Class projects puts McDaniel students on the front lines of a biological attack
By Jamie Schmidt, Times Staff Writer
December 4th, 2003
Westminster city officials gathered and spent several hours discussing how to respond to a biological attack. The plan unrolled like a Tom Clancy novel, including road barriers, hotlines, shelters, press releases, volunteers and preparing a hospital for infected patients.
However, there was no real infectious outbreak, and the officials were actually McDaniel College political science students - although the real officials attended, to observe and question the students' research.
The students convened in a mock round table Wednesday night attended by Westminster Mayor Kevin Dayhoff, Westminster fire company chief Kevin Utz and Larry Leitch, health officer at the county's Health Department, among others.
The students' teacher, Volker Franke, assistant professor of political science and international studies, said that one student came to him earlier Wednesday worried about presenting a plan to men and women who thought about emergency response for a living.
Franke consulted Dayhoff in designing the exercise.
"He gave me a list of people he told me he would want to hear from, and I assigned the roles of the responders to the students," he said.
Students then had to interview everyone to learn about the roles they would have to play. Howard "Buddy" Redman Jr., director of emergency management for the county, spoke to several students about his responsibilities managing manmade disasters and attacks.
"It is interesting to have others interested in what you do," Redman said. "I have been working in emergency management for 27 years, and for the first 25, we were there but people didn't think about us as much."
Student Farzin Farzad said that he gained an enormous admiration for Tom Beyard, Westminster's director of planning and public works, after learning about his responsibilities.
Franke said that he wanted the students to understand their roles before he gave them a pretend scenario: plague bacilli released during a sold-out performance at the Joseph Myerhoff Symphony Hall in Baltimore.

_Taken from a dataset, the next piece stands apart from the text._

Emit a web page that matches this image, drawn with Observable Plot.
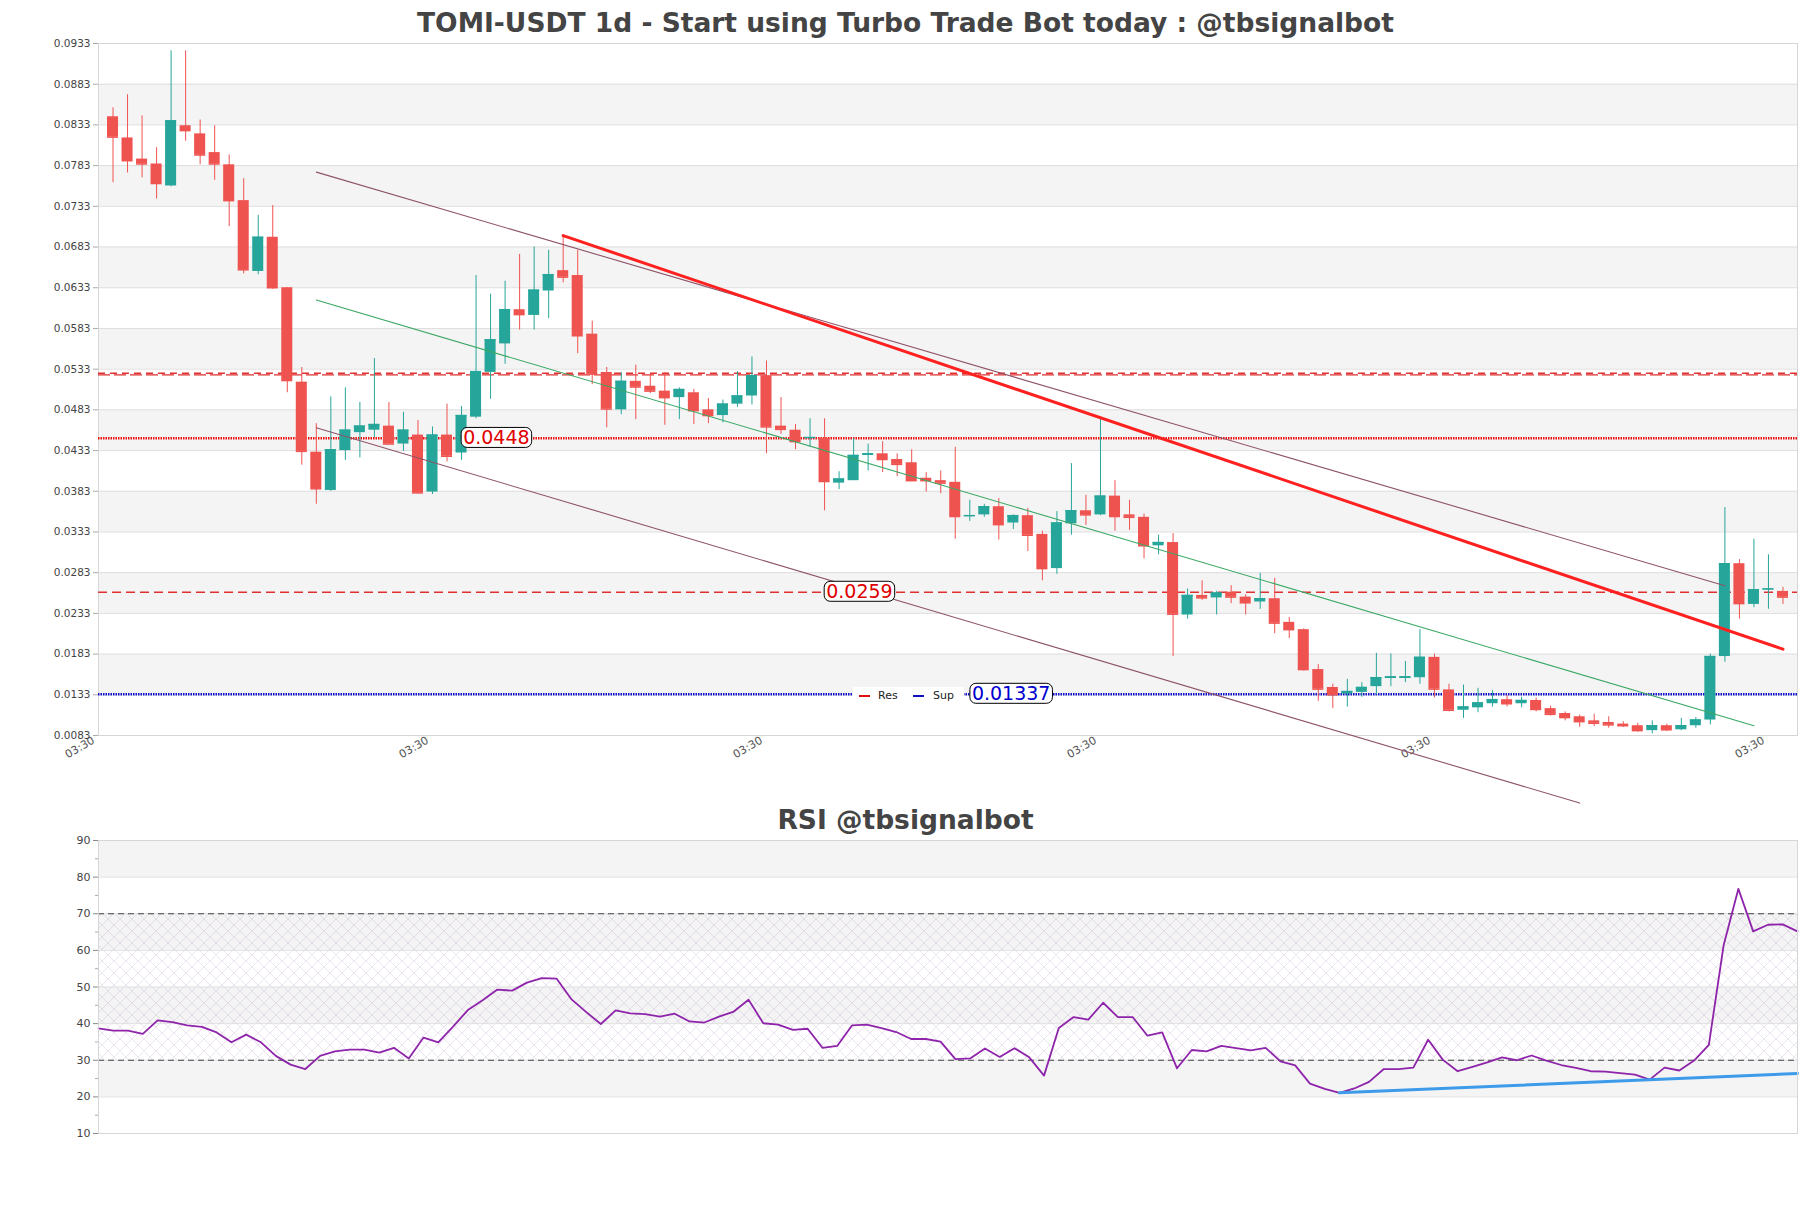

During the roundtable, as students threw out plans, Dayhoff piped up that the students should consider recommending that the mayor declare marshal law.
"With the hurricane, I ordered everyone off the streets at 6," Dayhoff said. "If I did it for a hurricane, I'd sure as heck do it for this."
Utz piped up that he immediately wanted to know the names of every person who attended the symphony hall. Bob Cumberland, longtime Westminster volunteer fire company member, told students to remember the fire company's mutual aid agreements - that it was okay to ask for help.
"Let's look to Pennsylvania to assist," he said.
In the last 12 weeks, Franke's students discussed and studied the threats on the United States that developed over the past decade and examined changing global security requirements. Franke said that he was impressed how the students worked together in their culminating project for the semester.
"Preparing is hard," said student Danielle Goodnow. "You get a great amount of respect for what people do."